As legal sports betting continues to spread across the United States, two industry leaders in sports media and casino entertainment struck a deal earlier this week.
The Disney-owned ESPN and Caesars Entertainment announced Tuesday that the two companies would be partnering to provide a wide range of content for sports betting fans.
So, what’s in the deal? Here’s everything we know so far.
ESPN is coming to Las Vegas
ESPN’s main studio in Bristol, Connecticut is where “The Worldwide Leader in Sports” got its start nearly 40 years ago, and the television network has since added studio offices in Miami, New York City, Seattle, Charlotte, and Los Angeles.
And soon, there will be an ESPN studio on the Strip in Las Vegas, Nevada.
The new studio will be built inside the Caesars-owned LINQ Las Vegas Hotel & Casino.

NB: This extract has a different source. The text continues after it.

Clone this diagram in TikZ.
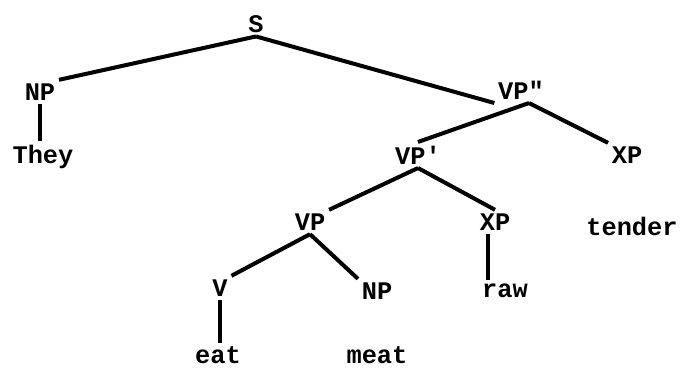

The two companies said it would “play a vital role during major sporting events” and will be the hub for sports-betting-themed content across all of ESPN’s cable, digital, and social networks and apps.
It’s not known if ESPN will be moving “Daily Wager” — its recently launched show dedicated to sports betting — but the studio will contribute segments to the show.
ESPN’s Las Vegas studio is scheduled to launch in 2020.
Caesars will provide sports betting data
ESPN has provided point spread, money line, and over/under as well as probability (% chance a team has to win) information in its box scores for several years now.
As part of the agreement, Caesars becomes ESPN’s official data supplier for all odds and betting lines information, which will be featured across all of the sports networks’ broadcasts and products for television, online, and mobile.
Caesars will begin integrating its sports betting data across all ESPN programming and platforms within the next few weeks.
ESPN betting app isn’t likely
Disney CEO Bob Iger told analysts in an earnings call that his strategy is for the company not to enter the sports gambling business — like competitor Fox Sports has with its Fox Bet app — and instead work alongside the casino and sportsbook industry in the US to provide information and insight on the topic.
“We’ll provide programming that will, I guess, be designed to enlighten people who are betting on sports, but that’s as far as we would go,” Iger said in the earnings call. “I think you’ll see more of it integrated in the programming, but we just don’t intend to go into the gambling business.”
Plans can always change, and ESPN could offer a sportsbook or betting app, but currently, it appears Disney wants to maintain the “family-friendly” identity for all of ESPN’s content.
How much the deal is worth
The specific financial terms of the ESPN-Caesars partnership were not made available to the public.
ESPN is currently available to around 90 million households in the United States, which gives Caesars a ton of exposure as sports betting becomes more mainstream.
The American Gaming Association estimated that $7.9 billion was wagered in states with legal sports betting during the past year.
That number will continue to grow as more states pass legislation, and the ESPN-Caesars deal will look to capitalize on an industry that could be worth hundreds of billions of dollars within the next decade.
Why the ESPN-Caesars deal happened
The deal’s announcement coincided with the one-year anniversary of PASPA being struck down by the Supreme Court on May 14, 2018, which is why the ESPN-Caesars deal was possible.
Now that the federal ban on sports betting has been lifted, lawmakers have begun to pass legislation in their state to allow land-based, online and mobile sportsbooks or both to operate within its jurisdiction.
Sports and betting are predicted to become synonymous with one another as more and more states legalize sports betting, and big-time companies like ESPN and Caesars will continue to enter into agreements that will integrate betting content into sports broadcasts.
“The sports betting landscape has changed, and fans are coming to us for this kind of information more than ever before,” said Mike Morrison, ESPN’s vice president of business development. “We are poised to expand our coverage in a big way and working with a category leader like Caesars Entertainment will help us serve these highly engaged, diverse sports fans with the best and most relevant content possible.”
Over half of the US could have legal sports betting by the end of 2019, and there will likely only be a handful of states without it five years from now. With that kind of positive outlook, both ESPN and Caesars saw this as an opportunity to position themselves to take advantage of the newly introduced and rapidly expanding market.